§ WRITTEN REQUEST
Nothing outside the stretch should be returned: give exactly the lines from the line containing "Reproduce this chart with D3.js." through the line containing "const plotTop = 47, plotBottom", including both.

──────── RECORDS TO USE ────────

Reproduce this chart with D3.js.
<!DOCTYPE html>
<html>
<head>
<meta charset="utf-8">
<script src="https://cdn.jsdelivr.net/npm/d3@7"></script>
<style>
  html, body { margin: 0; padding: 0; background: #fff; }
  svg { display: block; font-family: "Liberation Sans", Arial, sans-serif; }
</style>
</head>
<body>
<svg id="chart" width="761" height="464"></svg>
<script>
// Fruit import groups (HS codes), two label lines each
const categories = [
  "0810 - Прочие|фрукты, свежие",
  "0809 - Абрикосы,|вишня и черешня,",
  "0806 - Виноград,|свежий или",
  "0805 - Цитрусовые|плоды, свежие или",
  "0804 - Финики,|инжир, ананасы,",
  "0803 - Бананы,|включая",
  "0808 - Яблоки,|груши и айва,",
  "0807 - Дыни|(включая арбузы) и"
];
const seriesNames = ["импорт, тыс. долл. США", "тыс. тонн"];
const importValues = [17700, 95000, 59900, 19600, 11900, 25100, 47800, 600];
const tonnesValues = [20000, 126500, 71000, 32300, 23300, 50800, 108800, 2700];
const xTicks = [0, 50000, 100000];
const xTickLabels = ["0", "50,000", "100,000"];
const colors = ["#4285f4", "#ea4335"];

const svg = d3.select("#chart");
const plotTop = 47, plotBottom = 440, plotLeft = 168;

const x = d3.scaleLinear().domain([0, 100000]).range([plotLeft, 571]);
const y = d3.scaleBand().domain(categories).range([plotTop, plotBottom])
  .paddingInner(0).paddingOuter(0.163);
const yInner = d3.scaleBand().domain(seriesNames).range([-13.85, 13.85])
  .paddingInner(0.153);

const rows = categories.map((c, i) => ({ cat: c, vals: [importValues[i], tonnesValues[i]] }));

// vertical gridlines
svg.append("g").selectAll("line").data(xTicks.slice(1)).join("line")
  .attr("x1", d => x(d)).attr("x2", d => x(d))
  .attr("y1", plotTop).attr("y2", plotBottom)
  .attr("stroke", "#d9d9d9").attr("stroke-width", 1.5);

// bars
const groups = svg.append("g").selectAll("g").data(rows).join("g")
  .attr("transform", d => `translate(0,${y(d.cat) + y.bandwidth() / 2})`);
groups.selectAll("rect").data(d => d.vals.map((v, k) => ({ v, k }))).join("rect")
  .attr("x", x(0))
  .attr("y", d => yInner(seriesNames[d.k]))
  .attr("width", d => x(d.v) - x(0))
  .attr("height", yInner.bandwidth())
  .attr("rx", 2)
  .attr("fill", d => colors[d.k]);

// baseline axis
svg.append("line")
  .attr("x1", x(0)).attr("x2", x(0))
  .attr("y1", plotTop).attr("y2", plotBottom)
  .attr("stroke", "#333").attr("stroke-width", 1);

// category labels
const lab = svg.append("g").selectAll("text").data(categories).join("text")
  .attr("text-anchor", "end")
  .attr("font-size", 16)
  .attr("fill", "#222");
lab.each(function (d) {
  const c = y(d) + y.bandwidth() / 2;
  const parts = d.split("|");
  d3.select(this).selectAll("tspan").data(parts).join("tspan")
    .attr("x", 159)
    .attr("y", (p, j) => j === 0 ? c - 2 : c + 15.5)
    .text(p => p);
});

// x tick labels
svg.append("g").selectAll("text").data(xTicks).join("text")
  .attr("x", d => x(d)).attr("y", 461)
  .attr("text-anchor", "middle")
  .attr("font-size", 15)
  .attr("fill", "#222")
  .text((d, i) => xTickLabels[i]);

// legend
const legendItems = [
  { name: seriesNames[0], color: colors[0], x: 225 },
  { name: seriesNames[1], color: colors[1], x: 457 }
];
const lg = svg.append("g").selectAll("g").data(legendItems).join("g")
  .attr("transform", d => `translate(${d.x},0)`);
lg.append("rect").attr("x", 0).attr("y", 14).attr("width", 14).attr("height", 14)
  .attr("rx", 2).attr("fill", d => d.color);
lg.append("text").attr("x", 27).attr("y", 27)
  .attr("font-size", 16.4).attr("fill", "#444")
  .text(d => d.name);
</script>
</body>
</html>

────────
──────── RECORDS TO USE ────────

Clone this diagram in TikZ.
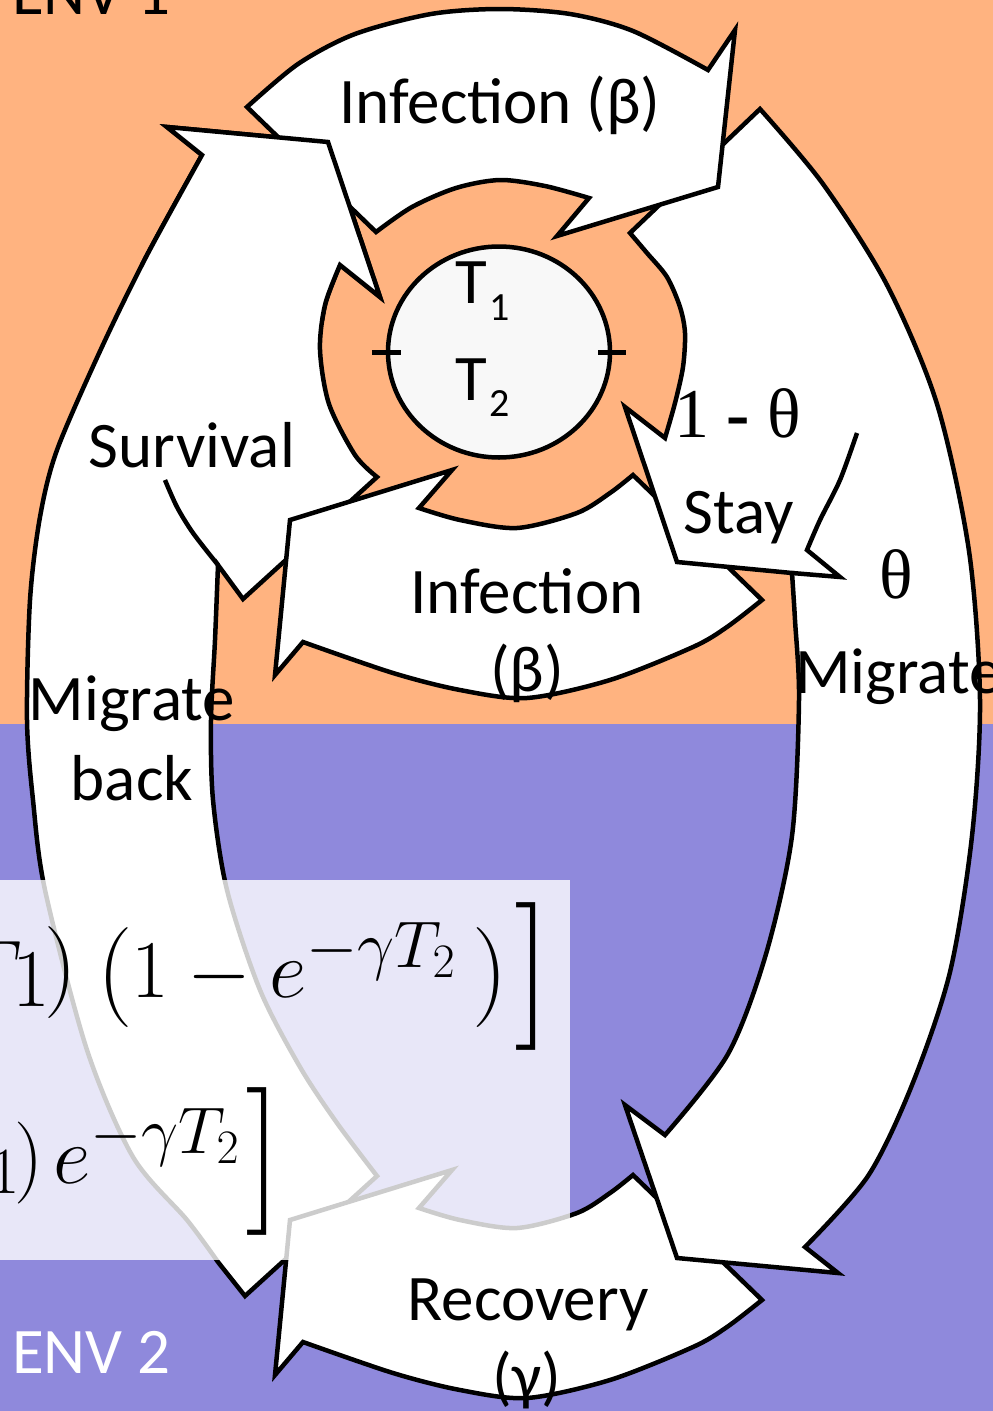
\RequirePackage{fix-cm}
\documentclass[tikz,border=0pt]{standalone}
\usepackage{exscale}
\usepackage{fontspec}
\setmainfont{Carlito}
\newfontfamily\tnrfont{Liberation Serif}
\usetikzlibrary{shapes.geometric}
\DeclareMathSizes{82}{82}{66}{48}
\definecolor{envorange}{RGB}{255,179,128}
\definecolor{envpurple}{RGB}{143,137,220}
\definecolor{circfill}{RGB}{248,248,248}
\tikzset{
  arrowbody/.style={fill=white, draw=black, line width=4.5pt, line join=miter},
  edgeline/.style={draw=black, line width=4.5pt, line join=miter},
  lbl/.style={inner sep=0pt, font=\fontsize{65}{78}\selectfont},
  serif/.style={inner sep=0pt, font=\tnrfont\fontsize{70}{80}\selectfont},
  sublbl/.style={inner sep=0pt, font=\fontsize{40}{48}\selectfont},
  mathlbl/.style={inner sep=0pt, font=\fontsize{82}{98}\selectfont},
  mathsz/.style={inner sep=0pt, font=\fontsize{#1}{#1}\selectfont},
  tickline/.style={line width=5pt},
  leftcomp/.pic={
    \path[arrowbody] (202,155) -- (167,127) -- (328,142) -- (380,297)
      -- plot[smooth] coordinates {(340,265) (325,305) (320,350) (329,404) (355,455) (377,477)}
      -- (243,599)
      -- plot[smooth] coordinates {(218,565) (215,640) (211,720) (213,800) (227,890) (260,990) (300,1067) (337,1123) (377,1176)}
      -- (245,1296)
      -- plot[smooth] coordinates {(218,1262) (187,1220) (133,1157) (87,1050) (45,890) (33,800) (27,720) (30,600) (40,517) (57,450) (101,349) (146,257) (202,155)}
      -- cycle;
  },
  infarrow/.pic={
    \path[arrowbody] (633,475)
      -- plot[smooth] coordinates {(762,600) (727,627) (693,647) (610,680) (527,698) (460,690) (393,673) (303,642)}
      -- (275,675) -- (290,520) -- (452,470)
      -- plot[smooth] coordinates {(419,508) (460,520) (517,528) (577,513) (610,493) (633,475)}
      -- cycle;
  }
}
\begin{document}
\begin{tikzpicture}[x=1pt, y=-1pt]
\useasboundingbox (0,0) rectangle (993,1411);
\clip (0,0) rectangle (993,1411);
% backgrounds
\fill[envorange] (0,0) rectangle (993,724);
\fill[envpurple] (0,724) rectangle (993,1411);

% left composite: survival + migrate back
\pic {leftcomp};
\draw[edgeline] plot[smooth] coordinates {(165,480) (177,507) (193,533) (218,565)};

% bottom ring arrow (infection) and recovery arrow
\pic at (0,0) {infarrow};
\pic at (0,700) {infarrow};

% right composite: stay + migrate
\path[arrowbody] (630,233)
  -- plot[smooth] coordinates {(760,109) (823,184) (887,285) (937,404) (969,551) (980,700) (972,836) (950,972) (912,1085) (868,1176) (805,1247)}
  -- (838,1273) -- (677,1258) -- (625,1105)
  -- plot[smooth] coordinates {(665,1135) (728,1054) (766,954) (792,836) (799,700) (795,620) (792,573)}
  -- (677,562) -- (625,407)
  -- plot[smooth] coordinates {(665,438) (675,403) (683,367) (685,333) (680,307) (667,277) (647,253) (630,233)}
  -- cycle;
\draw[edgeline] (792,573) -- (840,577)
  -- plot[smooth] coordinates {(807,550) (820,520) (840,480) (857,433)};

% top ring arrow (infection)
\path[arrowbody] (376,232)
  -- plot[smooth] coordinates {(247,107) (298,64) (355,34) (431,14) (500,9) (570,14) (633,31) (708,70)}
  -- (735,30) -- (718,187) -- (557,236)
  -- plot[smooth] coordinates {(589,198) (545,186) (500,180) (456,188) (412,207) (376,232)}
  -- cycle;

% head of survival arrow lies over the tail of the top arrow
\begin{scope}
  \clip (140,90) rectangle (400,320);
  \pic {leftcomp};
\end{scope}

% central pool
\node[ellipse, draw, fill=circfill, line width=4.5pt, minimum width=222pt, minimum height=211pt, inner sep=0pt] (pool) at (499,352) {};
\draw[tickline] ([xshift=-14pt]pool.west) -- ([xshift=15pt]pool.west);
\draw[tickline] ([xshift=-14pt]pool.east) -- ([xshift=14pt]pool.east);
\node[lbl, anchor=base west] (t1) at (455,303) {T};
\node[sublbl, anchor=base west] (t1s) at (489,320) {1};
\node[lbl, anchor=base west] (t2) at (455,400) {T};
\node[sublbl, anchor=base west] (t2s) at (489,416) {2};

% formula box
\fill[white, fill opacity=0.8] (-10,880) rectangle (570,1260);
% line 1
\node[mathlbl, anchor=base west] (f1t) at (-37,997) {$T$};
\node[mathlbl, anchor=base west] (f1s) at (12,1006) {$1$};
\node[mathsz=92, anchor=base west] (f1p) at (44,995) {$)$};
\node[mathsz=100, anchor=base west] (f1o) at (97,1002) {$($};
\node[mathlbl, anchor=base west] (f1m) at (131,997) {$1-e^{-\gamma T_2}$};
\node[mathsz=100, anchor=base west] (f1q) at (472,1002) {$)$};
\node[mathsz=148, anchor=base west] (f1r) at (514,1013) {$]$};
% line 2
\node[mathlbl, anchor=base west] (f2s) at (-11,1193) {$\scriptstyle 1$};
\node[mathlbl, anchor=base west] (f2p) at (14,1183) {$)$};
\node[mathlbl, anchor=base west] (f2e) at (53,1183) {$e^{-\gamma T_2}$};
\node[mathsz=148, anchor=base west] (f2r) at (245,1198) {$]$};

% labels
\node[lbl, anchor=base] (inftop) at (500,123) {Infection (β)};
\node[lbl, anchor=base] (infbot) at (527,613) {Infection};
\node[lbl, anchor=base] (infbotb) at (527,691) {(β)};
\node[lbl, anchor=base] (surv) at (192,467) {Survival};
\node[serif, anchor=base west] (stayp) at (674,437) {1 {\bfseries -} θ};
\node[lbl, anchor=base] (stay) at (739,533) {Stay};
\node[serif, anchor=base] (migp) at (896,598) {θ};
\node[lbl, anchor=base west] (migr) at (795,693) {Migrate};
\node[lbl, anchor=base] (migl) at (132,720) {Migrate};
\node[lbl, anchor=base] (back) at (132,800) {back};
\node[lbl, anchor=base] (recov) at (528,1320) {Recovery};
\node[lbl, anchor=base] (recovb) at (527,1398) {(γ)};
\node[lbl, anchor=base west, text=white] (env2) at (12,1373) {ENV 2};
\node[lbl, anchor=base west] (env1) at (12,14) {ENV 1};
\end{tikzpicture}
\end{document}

────────
──────── RECORDS TO USE ────────

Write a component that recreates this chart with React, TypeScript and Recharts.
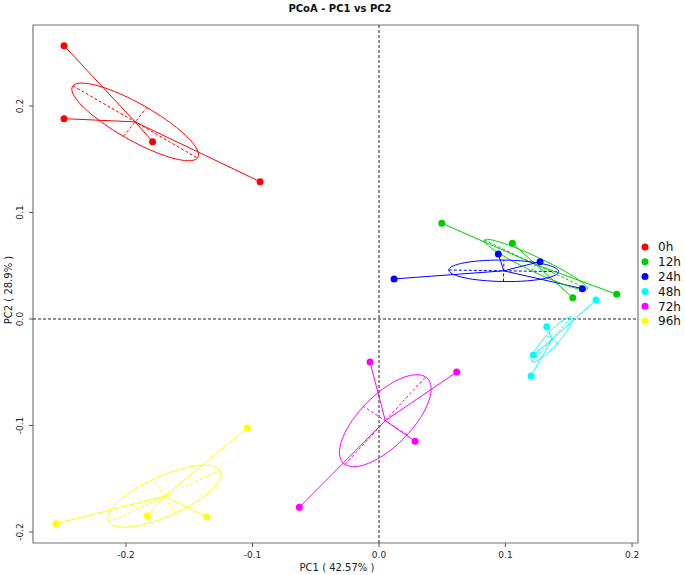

────────

§ TASK OUTPUT
Reproduce this chart with D3.js.
<!DOCTYPE html>
<html>
<head>
<meta charset="utf-8">
<script src="https://cdn.jsdelivr.net/npm/d3@7"></script>
<style>
  html, body { margin: 0; padding: 0; background: #fff; }
  svg { display: block; font-family: "Liberation Sans", Arial, sans-serif; }
</style>
</head>
<body>
<svg id="chart" width="761" height="464"></svg>
<script>
// Fruit import groups (HS codes), two label lines each
const categories = [
  "0810 - Прочие|фрукты, свежие",
  "0809 - Абрикосы,|вишня и черешня,",
  "0806 - Виноград,|свежий или",
  "0805 - Цитрусовые|плоды, свежие или",
  "0804 - Финики,|инжир, ананасы,",
  "0803 - Бананы,|включая",
  "0808 - Яблоки,|груши и айва,",
  "0807 - Дыни|(включая арбузы) и"
];
const seriesNames = ["импорт, тыс. долл. США", "тыс. тонн"];
const importValues = [17700, 95000, 59900, 19600, 11900, 25100, 47800, 600];
const tonnesValues = [20000, 126500, 71000, 32300, 23300, 50800, 108800, 2700];
const xTicks = [0, 50000, 100000];
const xTickLabels = ["0", "50,000", "100,000"];
const colors = ["#4285f4", "#ea4335"];

const svg = d3.select("#chart");
const plotTop = 47, plotBottom = 440, plotLeft = 168;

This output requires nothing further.